Suppose that Smith elects to contest the will on grounds of undue influence (I also assume that the will nominates Jones as personal representative). Smith has to officially petition the court, saying what the legal grounds for contesting the will are. There is a law about disputing wills, but in general the procedure is the same for all civil disputes. Smith may decide to say "It's unfair, I didn't get enough money" (that is not a legally sufficient basis for setting aside a will). Jones can petition the court to dismiss Smith's complaint. The court may decide that there are valid questions of fact or law behind the contesting petition, or they may grant the request to dismiss the petition. Dismissal basically means "there isn't enough reason to even hear this case".

"Probable cause" usually relates to criminal cases, but can be involved in civil cases such as Badell v. Beeks. It is a "judgment call", answered this way:

The question of probable cause is to be determined in the light of those facts that the accuser knows or reasonably believes to exist at the time when he acts. His subsequent discovery of exculpatory facts does not indicate a lack of probable cause for initiating the proceedings, although he may make himself liable by subsequently taking an active part in pressing the proceedings.
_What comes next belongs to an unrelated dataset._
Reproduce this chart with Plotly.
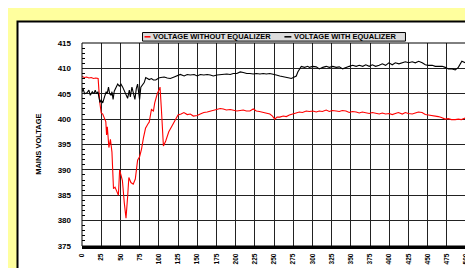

In this case, Jones might conclude that Smith lacked probable cause and will not distribute the required share to Smith. Smith could then sue, and there would be a trial over the legality of the non-disbursal of property. Jones has a duty to sue, as personal representative (if Jones does not sue, Doe, a beneficiary, may sue Jones). Now the court has to decide if there was probable cause. Either the judge makes that decision, or the jury does (bench trials and jury trials both exist under Idaho civil law). The court does not volunteer judgments when there is no case, so somebody has to initiate an action where the question of probable cause needs to be determined. The personal representative doesn't "decide" that, but they have to believe it to the point of filing suit (it could be anyone else with standing, like cousin Billy).